-- Start of Extracted entries --

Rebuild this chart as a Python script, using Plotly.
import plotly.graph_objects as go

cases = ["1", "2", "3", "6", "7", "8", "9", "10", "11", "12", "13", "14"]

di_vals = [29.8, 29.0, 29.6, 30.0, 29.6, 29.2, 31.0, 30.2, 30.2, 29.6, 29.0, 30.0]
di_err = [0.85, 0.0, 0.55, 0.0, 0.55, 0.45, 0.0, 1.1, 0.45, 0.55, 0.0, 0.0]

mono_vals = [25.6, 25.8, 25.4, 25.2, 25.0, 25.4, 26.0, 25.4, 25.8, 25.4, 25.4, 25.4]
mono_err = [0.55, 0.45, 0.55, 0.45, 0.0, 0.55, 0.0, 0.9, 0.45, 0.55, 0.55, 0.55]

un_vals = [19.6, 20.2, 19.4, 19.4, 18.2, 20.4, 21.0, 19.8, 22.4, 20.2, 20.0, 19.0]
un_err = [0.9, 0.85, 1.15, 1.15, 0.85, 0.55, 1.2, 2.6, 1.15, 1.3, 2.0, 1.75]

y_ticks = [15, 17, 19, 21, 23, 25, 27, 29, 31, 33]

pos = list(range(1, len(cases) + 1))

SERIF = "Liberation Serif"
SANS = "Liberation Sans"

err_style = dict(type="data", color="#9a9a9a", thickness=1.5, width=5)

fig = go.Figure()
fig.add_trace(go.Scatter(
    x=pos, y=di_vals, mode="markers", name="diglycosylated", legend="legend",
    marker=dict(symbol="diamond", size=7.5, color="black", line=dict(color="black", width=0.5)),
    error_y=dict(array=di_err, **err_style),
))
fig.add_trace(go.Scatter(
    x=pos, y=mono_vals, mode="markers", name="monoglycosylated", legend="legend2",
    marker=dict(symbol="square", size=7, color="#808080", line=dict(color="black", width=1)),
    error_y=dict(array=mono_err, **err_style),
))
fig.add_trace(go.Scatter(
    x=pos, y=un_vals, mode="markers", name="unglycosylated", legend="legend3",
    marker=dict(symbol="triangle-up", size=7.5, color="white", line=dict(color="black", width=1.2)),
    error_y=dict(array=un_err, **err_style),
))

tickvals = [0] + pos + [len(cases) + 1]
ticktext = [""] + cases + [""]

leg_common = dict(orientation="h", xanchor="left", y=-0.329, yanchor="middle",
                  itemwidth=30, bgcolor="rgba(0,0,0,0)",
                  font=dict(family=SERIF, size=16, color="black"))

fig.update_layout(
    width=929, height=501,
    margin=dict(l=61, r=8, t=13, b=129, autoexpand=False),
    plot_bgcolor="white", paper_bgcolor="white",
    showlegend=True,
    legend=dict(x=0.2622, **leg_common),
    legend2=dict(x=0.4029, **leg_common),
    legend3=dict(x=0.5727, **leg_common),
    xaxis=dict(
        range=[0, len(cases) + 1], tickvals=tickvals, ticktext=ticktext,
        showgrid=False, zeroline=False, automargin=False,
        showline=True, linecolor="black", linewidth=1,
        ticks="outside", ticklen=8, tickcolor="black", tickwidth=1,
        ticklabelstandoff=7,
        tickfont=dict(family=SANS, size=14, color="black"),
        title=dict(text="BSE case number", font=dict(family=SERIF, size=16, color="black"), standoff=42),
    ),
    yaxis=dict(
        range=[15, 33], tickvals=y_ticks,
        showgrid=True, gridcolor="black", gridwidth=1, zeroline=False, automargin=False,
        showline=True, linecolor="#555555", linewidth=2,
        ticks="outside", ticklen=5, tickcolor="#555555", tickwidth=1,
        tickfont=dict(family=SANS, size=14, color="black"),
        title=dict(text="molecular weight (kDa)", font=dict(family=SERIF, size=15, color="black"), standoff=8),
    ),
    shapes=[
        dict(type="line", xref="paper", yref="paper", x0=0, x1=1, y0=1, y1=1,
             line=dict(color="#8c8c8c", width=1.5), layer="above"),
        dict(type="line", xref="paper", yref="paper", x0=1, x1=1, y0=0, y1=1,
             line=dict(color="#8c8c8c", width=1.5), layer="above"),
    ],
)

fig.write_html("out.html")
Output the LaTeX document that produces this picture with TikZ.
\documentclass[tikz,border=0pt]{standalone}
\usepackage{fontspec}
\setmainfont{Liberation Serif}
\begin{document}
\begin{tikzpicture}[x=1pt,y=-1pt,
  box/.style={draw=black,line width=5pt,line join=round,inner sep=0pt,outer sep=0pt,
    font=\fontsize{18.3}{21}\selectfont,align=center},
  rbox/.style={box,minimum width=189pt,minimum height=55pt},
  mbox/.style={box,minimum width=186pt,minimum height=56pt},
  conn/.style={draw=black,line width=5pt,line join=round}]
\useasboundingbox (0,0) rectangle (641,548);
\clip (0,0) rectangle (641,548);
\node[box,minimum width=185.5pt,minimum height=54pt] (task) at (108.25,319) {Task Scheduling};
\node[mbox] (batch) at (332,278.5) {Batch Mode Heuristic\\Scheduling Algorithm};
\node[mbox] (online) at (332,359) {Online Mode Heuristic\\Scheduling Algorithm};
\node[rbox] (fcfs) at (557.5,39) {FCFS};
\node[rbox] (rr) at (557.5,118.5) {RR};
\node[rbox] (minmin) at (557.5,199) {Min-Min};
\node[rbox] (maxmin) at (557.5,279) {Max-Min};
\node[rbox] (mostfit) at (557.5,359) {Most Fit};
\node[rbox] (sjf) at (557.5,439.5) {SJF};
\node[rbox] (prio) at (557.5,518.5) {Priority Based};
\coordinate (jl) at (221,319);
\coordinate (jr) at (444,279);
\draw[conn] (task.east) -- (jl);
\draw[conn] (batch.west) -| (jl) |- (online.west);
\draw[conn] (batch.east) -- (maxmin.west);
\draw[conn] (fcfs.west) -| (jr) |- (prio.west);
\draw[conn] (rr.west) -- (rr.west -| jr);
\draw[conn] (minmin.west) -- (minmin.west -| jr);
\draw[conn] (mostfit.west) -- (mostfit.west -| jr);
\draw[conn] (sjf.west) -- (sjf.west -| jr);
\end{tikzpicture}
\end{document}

-- End of Extracted entries --
-- Start of Extracted entries --

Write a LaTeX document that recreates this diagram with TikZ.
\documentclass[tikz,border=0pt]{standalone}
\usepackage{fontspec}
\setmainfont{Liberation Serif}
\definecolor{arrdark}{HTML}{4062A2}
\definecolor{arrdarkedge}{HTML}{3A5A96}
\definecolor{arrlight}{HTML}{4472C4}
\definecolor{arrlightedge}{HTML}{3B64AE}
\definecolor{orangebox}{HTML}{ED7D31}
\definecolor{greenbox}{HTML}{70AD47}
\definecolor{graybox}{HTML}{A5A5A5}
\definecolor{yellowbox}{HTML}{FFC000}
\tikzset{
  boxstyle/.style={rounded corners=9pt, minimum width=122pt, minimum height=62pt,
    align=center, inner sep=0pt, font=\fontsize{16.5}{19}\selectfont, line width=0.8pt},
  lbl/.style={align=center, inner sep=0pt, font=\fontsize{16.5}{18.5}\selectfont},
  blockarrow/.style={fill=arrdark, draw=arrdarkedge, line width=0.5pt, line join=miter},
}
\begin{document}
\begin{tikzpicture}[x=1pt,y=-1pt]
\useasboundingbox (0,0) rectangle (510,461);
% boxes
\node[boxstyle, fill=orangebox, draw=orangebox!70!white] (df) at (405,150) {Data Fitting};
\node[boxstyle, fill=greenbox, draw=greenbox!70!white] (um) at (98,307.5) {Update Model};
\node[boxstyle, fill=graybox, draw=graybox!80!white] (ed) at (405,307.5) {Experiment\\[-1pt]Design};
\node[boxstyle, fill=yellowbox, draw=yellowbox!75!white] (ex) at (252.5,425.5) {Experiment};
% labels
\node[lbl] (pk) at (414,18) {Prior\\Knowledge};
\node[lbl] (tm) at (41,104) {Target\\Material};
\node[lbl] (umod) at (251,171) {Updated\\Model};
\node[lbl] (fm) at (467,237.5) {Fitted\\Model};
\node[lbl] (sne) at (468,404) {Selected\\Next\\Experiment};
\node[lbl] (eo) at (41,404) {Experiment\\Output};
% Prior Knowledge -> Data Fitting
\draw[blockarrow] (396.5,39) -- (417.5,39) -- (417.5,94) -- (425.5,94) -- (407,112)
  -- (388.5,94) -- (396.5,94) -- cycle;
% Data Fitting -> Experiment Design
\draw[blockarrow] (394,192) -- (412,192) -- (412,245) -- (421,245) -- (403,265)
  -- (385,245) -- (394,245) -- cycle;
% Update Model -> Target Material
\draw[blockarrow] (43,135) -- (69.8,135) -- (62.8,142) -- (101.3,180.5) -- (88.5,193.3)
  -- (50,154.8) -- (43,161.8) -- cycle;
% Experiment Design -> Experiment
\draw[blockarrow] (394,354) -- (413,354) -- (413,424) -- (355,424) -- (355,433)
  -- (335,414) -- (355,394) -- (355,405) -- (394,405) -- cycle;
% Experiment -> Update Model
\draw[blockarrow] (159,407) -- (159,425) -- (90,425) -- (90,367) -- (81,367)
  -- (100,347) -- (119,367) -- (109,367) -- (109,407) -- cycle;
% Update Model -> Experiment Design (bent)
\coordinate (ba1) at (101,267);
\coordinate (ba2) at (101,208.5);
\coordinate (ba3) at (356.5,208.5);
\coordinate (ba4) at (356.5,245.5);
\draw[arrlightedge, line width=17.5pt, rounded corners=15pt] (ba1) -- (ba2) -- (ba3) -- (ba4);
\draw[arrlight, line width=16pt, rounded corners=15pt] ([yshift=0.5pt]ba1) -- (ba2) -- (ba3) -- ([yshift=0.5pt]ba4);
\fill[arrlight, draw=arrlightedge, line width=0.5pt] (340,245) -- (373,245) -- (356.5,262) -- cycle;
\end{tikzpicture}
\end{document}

-- End of Extracted entries --
-- Start of Extracted entries --

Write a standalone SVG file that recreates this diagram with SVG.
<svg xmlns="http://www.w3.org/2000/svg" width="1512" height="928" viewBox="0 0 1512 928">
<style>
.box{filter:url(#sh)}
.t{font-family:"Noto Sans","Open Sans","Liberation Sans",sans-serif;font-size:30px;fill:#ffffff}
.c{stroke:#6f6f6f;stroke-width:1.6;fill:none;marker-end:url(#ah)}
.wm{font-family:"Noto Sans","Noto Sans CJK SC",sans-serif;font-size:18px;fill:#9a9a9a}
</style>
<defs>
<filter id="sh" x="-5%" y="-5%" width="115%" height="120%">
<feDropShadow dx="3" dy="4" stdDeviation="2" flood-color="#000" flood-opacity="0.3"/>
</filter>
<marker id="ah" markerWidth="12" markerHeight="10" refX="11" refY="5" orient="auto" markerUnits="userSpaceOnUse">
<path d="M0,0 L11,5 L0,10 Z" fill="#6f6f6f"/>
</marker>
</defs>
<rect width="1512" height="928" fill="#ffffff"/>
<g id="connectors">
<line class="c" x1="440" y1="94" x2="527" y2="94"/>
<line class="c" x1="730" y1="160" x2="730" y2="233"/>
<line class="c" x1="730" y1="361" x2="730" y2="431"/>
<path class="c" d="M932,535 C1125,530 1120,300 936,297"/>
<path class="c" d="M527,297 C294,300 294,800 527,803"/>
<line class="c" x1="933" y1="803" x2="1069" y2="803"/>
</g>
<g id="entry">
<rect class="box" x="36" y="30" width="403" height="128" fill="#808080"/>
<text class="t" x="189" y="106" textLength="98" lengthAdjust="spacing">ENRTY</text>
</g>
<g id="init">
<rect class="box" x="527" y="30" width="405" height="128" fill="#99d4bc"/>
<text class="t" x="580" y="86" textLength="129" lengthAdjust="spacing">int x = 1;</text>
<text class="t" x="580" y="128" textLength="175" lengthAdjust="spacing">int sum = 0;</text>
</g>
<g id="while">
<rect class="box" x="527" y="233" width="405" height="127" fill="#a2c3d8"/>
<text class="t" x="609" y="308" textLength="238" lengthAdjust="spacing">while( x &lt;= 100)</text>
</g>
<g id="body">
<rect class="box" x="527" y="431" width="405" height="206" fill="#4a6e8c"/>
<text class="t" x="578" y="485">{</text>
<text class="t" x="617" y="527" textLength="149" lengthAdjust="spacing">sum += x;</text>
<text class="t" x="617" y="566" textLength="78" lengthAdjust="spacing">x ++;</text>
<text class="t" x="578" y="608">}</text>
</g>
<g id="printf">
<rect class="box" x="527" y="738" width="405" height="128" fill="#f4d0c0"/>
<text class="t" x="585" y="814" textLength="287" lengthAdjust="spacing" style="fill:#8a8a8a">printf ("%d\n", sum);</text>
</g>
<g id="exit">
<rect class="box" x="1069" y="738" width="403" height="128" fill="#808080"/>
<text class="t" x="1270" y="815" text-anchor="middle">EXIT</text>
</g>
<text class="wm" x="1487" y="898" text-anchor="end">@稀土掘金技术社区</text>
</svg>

-- End of Extracted entries --

» What is needed
Begin with the line containing "Rebuild this chart", end with the line containing "0.55, 0.55, 0.55]", and repeat every line in that stretch exactly.

» Completed task
Rebuild this chart as a Python script, using Plotly.
import plotly.graph_objects as go

cases = ["1", "2", "3", "6", "7", "8", "9", "10", "11", "12", "13", "14"]

di_vals = [29.8, 29.0, 29.6, 30.0, 29.6, 29.2, 31.0, 30.2, 30.2, 29.6, 29.0, 30.0]
di_err = [0.85, 0.0, 0.55, 0.0, 0.55, 0.45, 0.0, 1.1, 0.45, 0.55, 0.0, 0.0]

mono_vals = [25.6, 25.8, 25.4, 25.2, 25.0, 25.4, 26.0, 25.4, 25.8, 25.4, 25.4, 25.4]
mono_err = [0.55, 0.45, 0.55, 0.45, 0.0, 0.55, 0.0, 0.9, 0.45, 0.55, 0.55, 0.55]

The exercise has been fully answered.